Home and Family Life
Living In
Married or single, male or female, young or old, many household workers resided with their employers – or “lived on the lot,” a local expression of the day. Typically, there were two to four domestics “living in” at Maymont.
In addition to wages, the arrangement provided workers free lodging, meals and laundry. Nevertheless, live-in staff gave up much personal freedom. After retiring to their bedroom between 9pm and 10pm, a bell could ring in the night, summoning them to dress and hurry upstairs.

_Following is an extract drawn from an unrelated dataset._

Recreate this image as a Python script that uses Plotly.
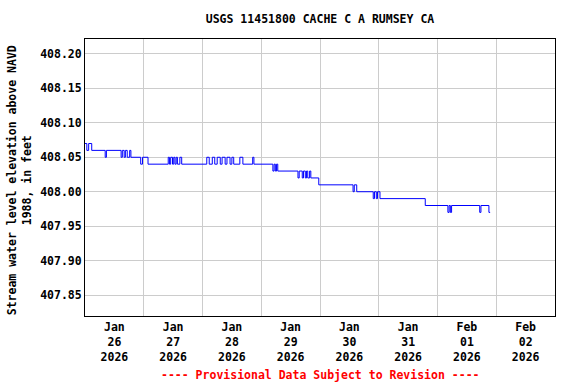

During time off—one or two evenings a week—they returned to their residences and reconnected with family, church and community. Parents could spend precious hours with children, who often resided with grandparents, aunts and uncles.
Living Out
Most of Maymont’s domestic employees “lived out.” By wagon, streetcar and foot, they made their way to the mansion at daybreak and returned to their own residences and families at the end of their long workday. Like residential staff, live-out employees worked every day of the week, with one or two afternoons off. They were on the job during holidays, and on occasion, were asked to work late and stay the night.
Church Life
In the Maymont era, the church stood at the center of the African American community. Offering not only spiritual nourishment, religious institutions also gave support through loans, day care for children and the elderly, medical needs and job placement.
“In the South, at least,” wrote W.E. B. Du Bois in 1903, “practically every American Negro is a church member.” It was at church, he continued, that black Americans found community, comfort and relief from a world in which they were “cut off by color-prejudice and social condition.”
Maymont employees were members of various city churches, including Fifth Baptist, Fourth Baptist, Leigh Street Methodist, Moore Street Baptist, Mount Vernon Baptist, Second Baptist and Sixth Mount Zion Baptist.